- The Washington Times - Thursday, January 31, 2002

Parents can share a bit of music history with their older offspring when Bo Diddley appears tomorrow at the 9:30 Club with Bill Kirchen and Too Much Fun.
The intimate setting of the venue will give showgoers a chance to get up close to a rock 'n' roll legend whose career has spanned more than 50 years. This icon, whose songs include "I'm a Man," "Who Do You Love," "Hey! Bo Diddley," and "Road Runner," is freely credited with a crucial role in the birth of rock 'n' roll as well as a continuing impact on the direction of popular music.
Mr. Diddley has been recognized for every major music award. He was inducted into the Rock & Roll Hall of Fame in 1987 and has performed for three presidents John F. Kennedy, George H.W. Bush and Bill Clinton. He has received Lifetime Achievement awards from both the Rhythm & Blues Foundations and the Grammys (1998).

January blows out of D.C. with an industrial revolution when Gravity Kills opens for Sevendust at the 9:30 Club tonight. Both bands are out in support of third albums; Gravity Kills' "Superstarved" is due out in March.
The band intends its name as a not-too-veiled reference to just how difficult it is to be a rising star.
"If I wanted to accomplish anything with this record it was to show myself and the rest of the world that Gravity Kills is still a viable band," says Jeff Scheel, the band's front man, from his St. Louis home. "Bands go through a reinvention after their first album, and that is something that we have done to a certain degree because our feet are still firmly cemented in that first album."
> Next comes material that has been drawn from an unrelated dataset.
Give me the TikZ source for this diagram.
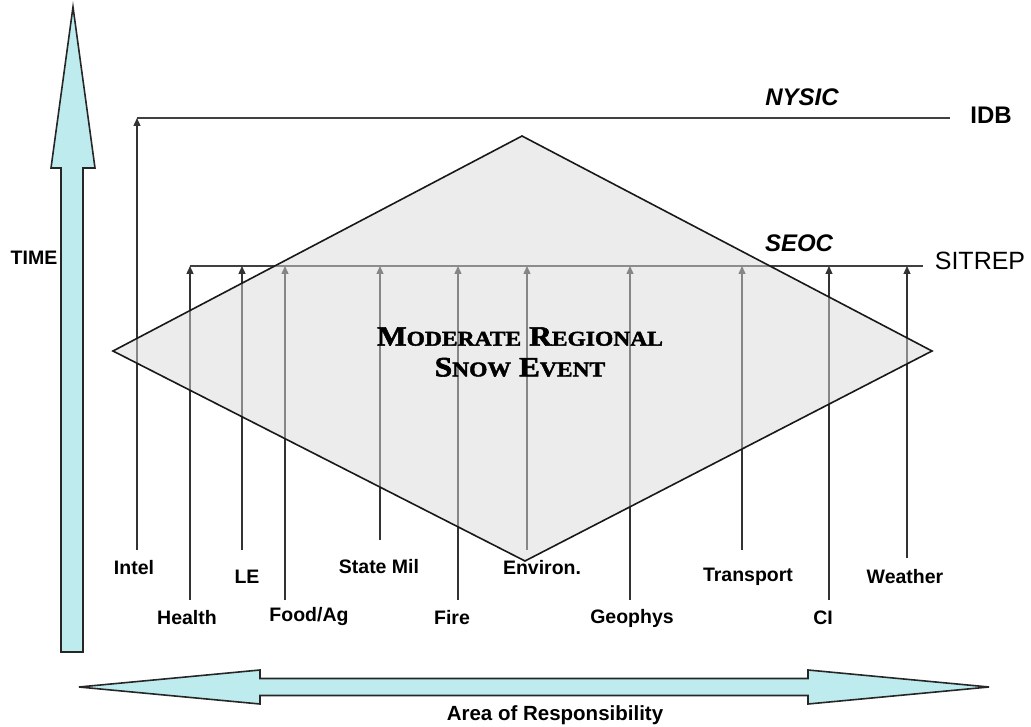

Born in the Midwestern heartlands of Missouri, Gravity Kills featuring Mr. Scheel, guitarist Matt Dudenhoeffer, keyboardist and bassist Doug Firley and drummer Brad Booker the band's first success came about when they submitted their song "Guilty" to the alternative rock station KPNT of St. Louis for the broadcaster's "Best of St. Louis" compilation record.
"Guilty" became a success on the radio station, becoming the most requested song of 1995. The song found the band a fan base among the audience for both industrial rock and heavy metal.
All this took Gravity Kills by surprise as they became the most popular rock band to rise out of the city on the muddy river.
Its blending of eerie industrial rock with pop-infused melodic chorus and a bit of hard-core head-banging struck a resonant chord in their listening audience as well as the mainstream as they contributed a demo version of their song "Goodbye" to the video game "Mortal Kombat" and "Guilty" to the "Seven" movie soundtracks in 1995. Both songs became radio staples when released on their TVT self-titled first album in 1996, selling almost 500,000 copies to date.
"Guilty" also found a life on the 1996 X-Games Volume One, while "Blame," also on the debut album, found a home on the 1996 soundtrack for "Escape from LA."
All of which sent the little band shooting skyward, until their second album, 1998's "Pervision," brought them back to Earth with poor fan response and record sales.
With "Superstarved" the band is hoping to regain some of its lost momentum. What is most surprising is the guitar-driven, pop-tinged melodies infused with the industrial grind that aptly reflects the roots of this group of thirty-somethings.
"I grew up listening to every bad pop band on Top 40 radio broadcast in a small town in Missouri," he says. "Today I am into bands that get me up, such as Static X or White Zombie/ Rob Zombie, which may be the greatest show on Earth. Of course, Jim Morrison is the archetype of every modern front man both physically and vocally."
The band's live show is not only entertaining, loud, visually intense and physically energetic, it also becomes quite physical, and not just among the fans.
"We have to keep responding to to each semi-generation of bands that comes out and raises the bar a little bit higher," Mr. Scheel says.
Mr. Scheel often finds himself taking on the band's keyboardist Doug Firley and his 330-pound "Geiger-esque" keyboard in a little contest, a contest that Mr. Scheel admits to usually losing.
"We believe everything we do on stage; there are no posers, no rock stars in the band," Mr. Scheel says. "I hate when I walk out of the show feeling that the performance left something that I did not believe in."
He and his bandmates hope that the future for Gravity Kills is not too firmly rooted in terra firma, as their goal is to keep touring.
"When a band keeps touring, it means the album has legs. It is the ultimate measuring stick for bands. It means we can keep going out and communicating."